A costly impulse
It all started about ten days ago, following one of Elon Musk's famous outbursts. In an attempt to show shareholders that he is willing to do anything to optimize costs, Musk fired the entire Supercharger team, including Rebecca Tinucci who was head of the division. Imagine the domino effect: by sidelining more than 500 employees, not only was the work on expanding the new charging stations put on hold, but the entire planning took a brutal hit. For shareholders, this was good news in the short term, with a slight recovery in share value. But for the company, reality quickly hit.
Reactions and flashbacks
Elon Musk therefore had to keep a low profile. To reassure everyone, he announced on X (formerly Twitter) an investment of $500 million in the expansion of the Supercharger network. Yet the message echoed an earlier statement in which he explained that expansion would be slowed — a contradiction that was not lost on informed observers. Quickly, certain executives were rehired to get the machine back up and running. Max de Zegher, for example, was brought back to run operations in North America, proving that the company couldn't afford such an abrupt break.

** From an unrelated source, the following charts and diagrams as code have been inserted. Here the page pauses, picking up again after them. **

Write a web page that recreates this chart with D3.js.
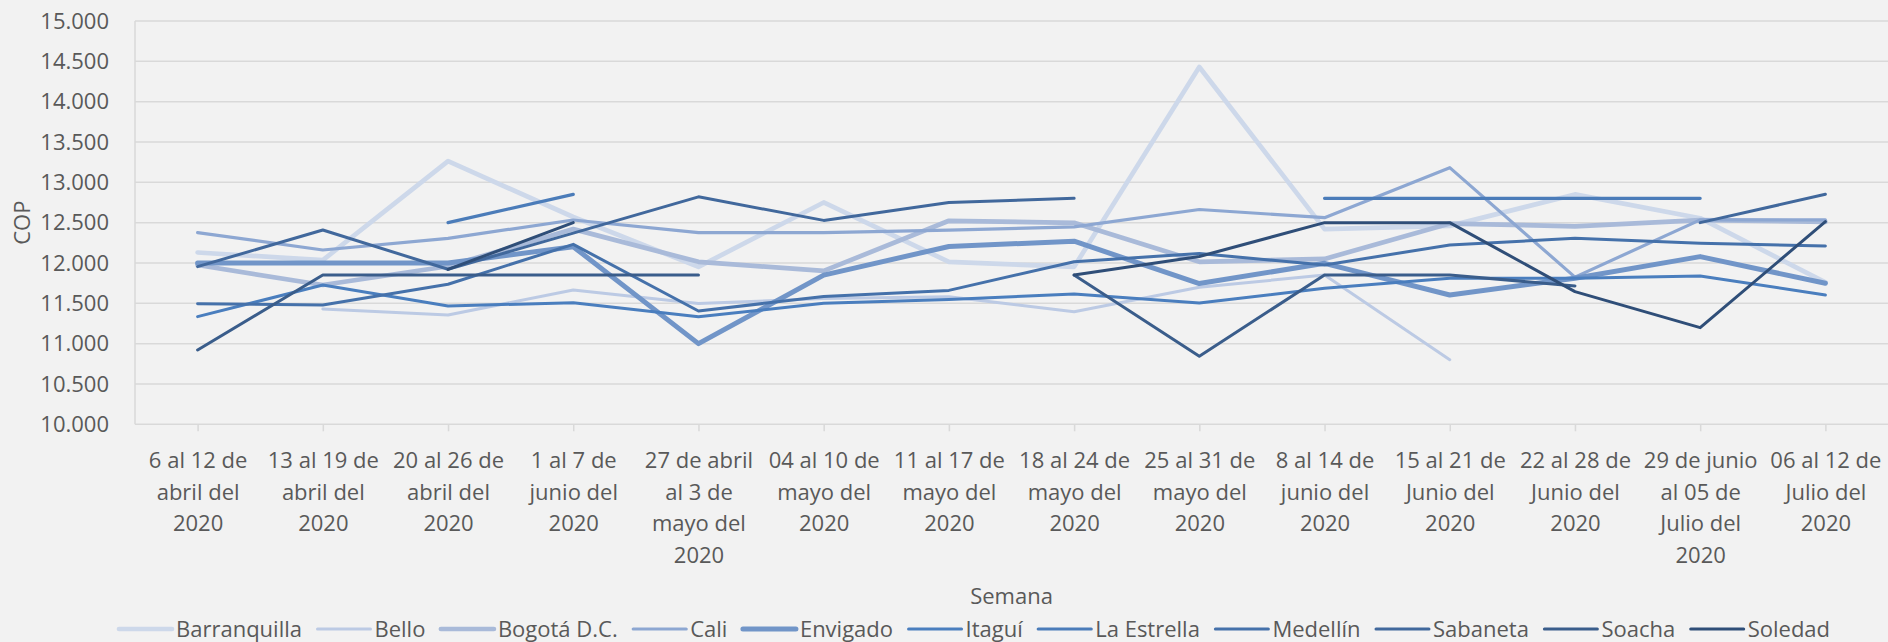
<!DOCTYPE html>
<html>
<head>
<meta charset="utf-8">
<script src="https://cdn.jsdelivr.net/npm/d3@7/dist/d3.min.js"></script>
<style>
body { margin: 0; background: #f2f2f2; }
text { font-family: "Open Sans", sans-serif; fill: #595959; }
</style>
</head>
<body>
<div id="chart"></div>
<script>
// semanas (eje x), saltos de linea como en la grafica
var semanas = [
    "6 al 12 de|abril del|2020",
    "13 al 19 de|abril del|2020",
    "20 al 26 de|abril del|2020",
    "1 al 7 de|junio del|2020",
    "27 de abril|al 3 de|mayo del|2020",
    "04 al 10 de|mayo del|2020",
    "11 al 17 de|mayo del|2020",
    "18 al 24 de|mayo del|2020",
    "25 al 31 de|mayo del|2020",
    "8 al 14 de|junio del|2020",
    "15 al 21 de|Junio del|2020",
    "22 al 28 de|Junio del|2020",
    "29 de junio|al 05 de|Julio del|2020",
    "06 al 12 de|Julio del|2020"
];

var ciudades = ["Barranquilla", "Bello", "Bogotá D.C.", "Cali", "Envigado", "Itaguí",
    "La Estrella", "Medellín", "Sabaneta", "Soacha", "Soledad"];

var yTicks = [10000, 10500, 11000, 11500, 12000, 12500, 13000, 13500, 14000, 14500, 15000];

// precios por semana (null = sin dato)
var barranquilla = [12130, 12035, 13262, 12570, 11952, 12750, 12014, 11952, 14430, 12420, 12460, 12850, 12555, 11760];
var bello        = [null, 11430, 11355, 11665, 11497, 11559, 11580, 11395, 11700, 11850, 10800, null, null, null];
var bogota       = [11975, 11727, 11960, 12420, 12014, 11902, 12523, 12498, 12014, 12050, 12489, 12455, 12532, 12510];
var cali         = [12376, 12161, 12306, 12533, 12376, 12376, 12407, 12448, 12663, 12562, 13182, 11825, 12534, 12534];
var envigado     = [12000, 12000, 12000, 12202, 11000, 11849, 12205, 12270, 11745, 11996, 11603, 11810, 12079, 11748];
var itagui       = [11335, 11727, 11467, 11508, 11333, 11500, 11548, 11615, 11505, 11686, 11810, 11810, 11839, 11603];
var laEstrella   = [null, null, 12500, 12851, null, null, null, null, null, 12802, 12802, 12802, 12802, null];
var medellin     = [11496, 11479, 11736, 12231, 11405, 11585, 11660, 12016, 12118, 11975, 12223, 12306, 12244, 12211];
var sabaneta     = [11955, 12409, 11922, 12370, 12820, 12528, 12749, 12801, null, null, null, null, 12500, 12851];
var soacha       = [10922, 11851, 11851, 11851, 11851, null, null, 11850, 10845, 11851, 11851, 11716, null, null];
var soledad      = [null, null, 11920, 12500, null, null, null, 11850, 12080, 12500, 12500, 11645, 11198, 12512];

var colores = ["#cdd8ea", "#bccae4", "#a9bad9", "#8da7d2", "#7195c8", "#4a7ebe",
    "#4b7cb9", "#4571aa", "#41689c", "#3a5d8b", "#2f4e78"];
var grosores = [4.7, 3, 4.7, 3.2, 5, 3, 3.2, 3, 3, 3, 3];

function init(){

    var w = 1888;
    var h = 642;

    var svg = d3.select("#chart")
        .append("svg")
        .attr("width", w)
        .attr("height", h);

    svg.append("rect")
        .attr("width", w)
        .attr("height", h)
        .attr("fill", "#f2f2f2");

    var left = 135, right = 1888, top = 21, bottom = 424.3;

    var x = d3.scalePoint()
        .domain(d3.range(semanas.length))
        .range([left, right])
        .padding(0.5);

    var y = d3.scaleLinear()
        .domain([10000, 15000])
        .range([bottom, top]);

    var es = d3.formatLocale({decimal: ",", thousands: ".", grouping: [3], currency: ["$", ""]});
    var fmt = es.format(",.0f");

    // lineas de cuadricula
    svg.append("g")
        .selectAll("line")
        .data(yTicks)
        .enter()
        .append("line")
        .attr("x1", left)
        .attr("x2", right)
        .attr("y1", function(d) { return y(d); })
        .attr("y2", function(d) { return y(d); })
        .attr("stroke", "#d9d9d9")
        .attr("stroke-width", 1.5);

    svg.append("line")
        .attr("x1", left).attr("x2", left)
        .attr("y1", top).attr("y2", bottom)
        .attr("stroke", "#d9d9d9")
        .attr("stroke-width", 1.5);

    // eje y
    var yAxis = svg.append("g")
        .attr("transform", "translate(" + left + ",0)")
        .call(d3.axisLeft(y).tickValues(yTicks).tickSize(0).tickPadding(26).tickFormat(fmt));
    yAxis.select(".domain").remove();
    yAxis.selectAll("text")
        .attr("font-size", 22)
        .attr("font-family", "Open Sans")
        .attr("fill", "#595959");

    // eje x
    var xAxis = svg.append("g")
        .attr("transform", "translate(0," + bottom + ")")
        .call(d3.axisBottom(x).tickSize(7).tickFormat(""));
    xAxis.select(".domain").remove();
    xAxis.selectAll(".tick line")
        .attr("stroke", "#d9d9d9")
        .attr("stroke-width", 1.5);
    xAxis.selectAll(".tick text").each(function(d) {
        var t = d3.select(this)
            .attr("y", 43.7)
            .attr("dy", null)
            .attr("font-size", 22)
            .attr("font-family", "Open Sans")
            .attr("fill", "#595959");
        semanas[d].split("|").forEach(function(l, k) {
            t.append("tspan")
                .attr("x", 0)
                .attr("dy", k ? 31.7 : 0)
                .text(l);
        });
    });

    // series
    var datos = [barranquilla, bello, bogota, cali, envigado, itagui,
        laEstrella, medellin, sabaneta, soacha, soledad];

    var line = d3.line()
        .defined(function(d) { return d != null; })
        .x(function(d, i) { return x(i); })
        .y(function(d) { return y(d); });

    svg.append("g")
        .selectAll("path")
        .data(datos)
        .enter()
        .append("path")
        .attr("d", line)
        .attr("fill", "none")
        .attr("stroke", function(d, i) { return colores[i]; })
        .attr("stroke-width", function(d, i) { return grosores[i]; })
        .attr("stroke-linecap", "round")
        .attr("stroke-linejoin", "round");

    // titulos de ejes
    svg.append("text")
        .attr("transform", "translate(21," + ((top + bottom) / 2) + ") rotate(-90)")
        .attr("text-anchor", "middle")
        .attr("dominant-baseline", "central")
        .attr("font-size", 22)
        .text("COP");

    svg.append("text")
        .attr("x", (left + right) / 2)
        .attr("y", 604)
        .attr("text-anchor", "middle")
        .attr("font-size", 22)
        .text("Semana");

    // leyenda
    var leg = svg.append("g");
    var lx = 119;
    ciudades.forEach(function(c, i) {
        leg.append("line")
            .attr("x1", lx).attr("x2", lx + 53)
            .attr("y1", 629).attr("y2", 629)
            .attr("stroke", colores[i])
            .attr("stroke-width", grosores[i])
            .attr("stroke-linecap", "round");
        var t = leg.append("text")
            .attr("x", lx + 57)
            .attr("y", 637)
            .attr("font-size", 22)
            .text(c);
        lx += 57 + t.node().getComputedTextLength() + 15.5;
    });
}
window.onload = init;
</script>
</body>
</html>
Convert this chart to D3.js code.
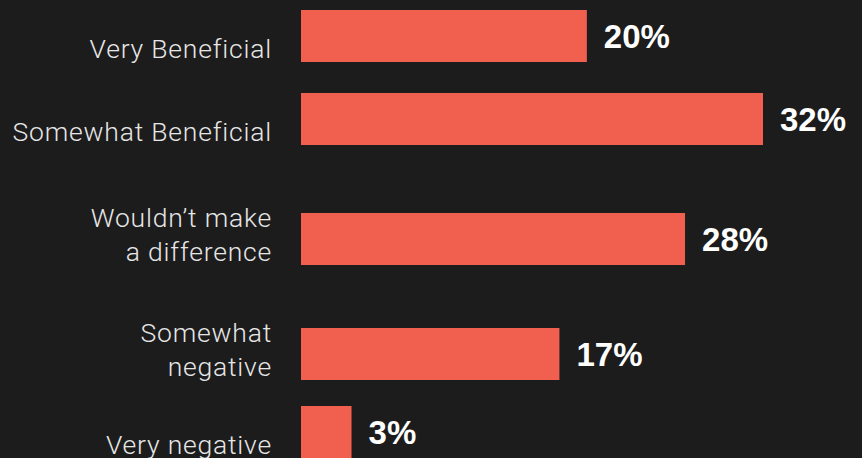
<!DOCTYPE html>
<html lang="en">
    <head>
        <meta charset="utf-8">
        <style>
            body { margin: 0; background: #1c1c1c; }
        </style>
    </head>
    <body>

        <svg id="mysvg" width="862" height="458"></svg>

        <script src="https://cdn.jsdelivr.net/npm/d3@7/dist/d3.min.js"></script>

        <script>
            // answers, top to bottom (\n = line break in the label)
            var categories = [
                "Very Beneficial",
                "Somewhat Beneficial",
                "Wouldn\u2019t make\na difference",
                "Somewhat\nnegative",
                "Very negative"
            ];
            // bar lengths (percent)
            var shares = [19.8, 32, 26.6, 17.9, 3.5];
            // printed labels
            var shareLabels = ["20%", "32%", "28%", "17%", "3%"];

            var width = 862, height = 458;
            var barLeft = 301, barRight = 763;
            var barHeight = 52;
            var rowGap = 31, extraLineGap = 37, prevLineShrink = 5;
            var lineHeight = 34;

            var svg = d3.select("#mysvg");

            svg.append("rect")
                .attr("width", width)
                .attr("height", height)
                .attr("fill", "#1c1c1c");

            var x = d3.scaleLinear()
                .domain([0, d3.max(shares)])
                .range([barLeft, barRight]);

            // rows with two-line labels get more room above them
            var lines = categories.map(function(c){ return c.split("\n"); });
            var tops = [];
            var cur = 10;
            lines.forEach(function(l, i){
                if(i > 0){
                    cur += barHeight + rowGap
                        + (l.length - 1) * extraLineGap
                        - (lines[i - 1].length - 1) * prevLineShrink;
                }
                tops.push(cur);
            });
            var y = d3.scaleOrdinal()
                .domain(categories)
                .range(tops);

            var rows = svg.selectAll("g.row")
                .data(categories)
                .enter()
                .append("g")
                .attr("class", "row");

            rows.append("rect")
                .attr("x", x(0))
                .attr("y", function(d){ return y(d); })
                .attr("width", function(d, i){ return x(shares[i]) - x(0); })
                .attr("height", barHeight)
                .attr("fill", "#f15f4f");

            rows.append("text")
                .attr("x", function(d, i){ return x(shares[i]) + 17; })
                .attr("y", function(d){ return y(d) + barHeight / 2 + 12; })
                .attr("fill", "#ffffff")
                .attr("font-family", "'Liberation Sans', Arial, sans-serif")
                .attr("font-weight", "bold")
                .attr("font-size", "33px")
                .text(function(d, i){ return shareLabels[i]; });

            rows.each(function(d, i){
                var l = lines[i];
                var t = d3.select(this).append("text")
                    .attr("text-anchor", "end")
                    .attr("fill", "#e6e6e6")
                    .attr("font-family", "Roboto, 'Liberation Sans', sans-serif")
                    .attr("font-weight", 300)
                    .attr("font-size", "26.5px")
                    .attr("letter-spacing", "0.8px");
                var lastBase = y(d) + barHeight - 4;
                l.forEach(function(s, j){
                    t.append("tspan")
                        .attr("x", 272)
                        .attr("y", lastBase - (l.length - 1 - j) * lineHeight)
                        .text(s);
                });
            });
        </script>

    </body>
</html>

When history repeats itself
This situation is somewhat reminiscent of the waves of layoffs at Twitter, where Elon Musk also suffered a major blow before having to reverse his decisions. At Tesla, the effect of these layoffs was felt immediately: everything was suspended, from the expansion of stations to the management of suppliers. The Supercharger team's X account posted a message thanking its partners for their patience during this period of uncertainty. Ultimately, it would appear that eliminating a core team was not the best way to gain investor trust or continue the company's growth. A lesson that Tesla, like Elon Musk, will eventually have to learn to avoid these costly slip-ups.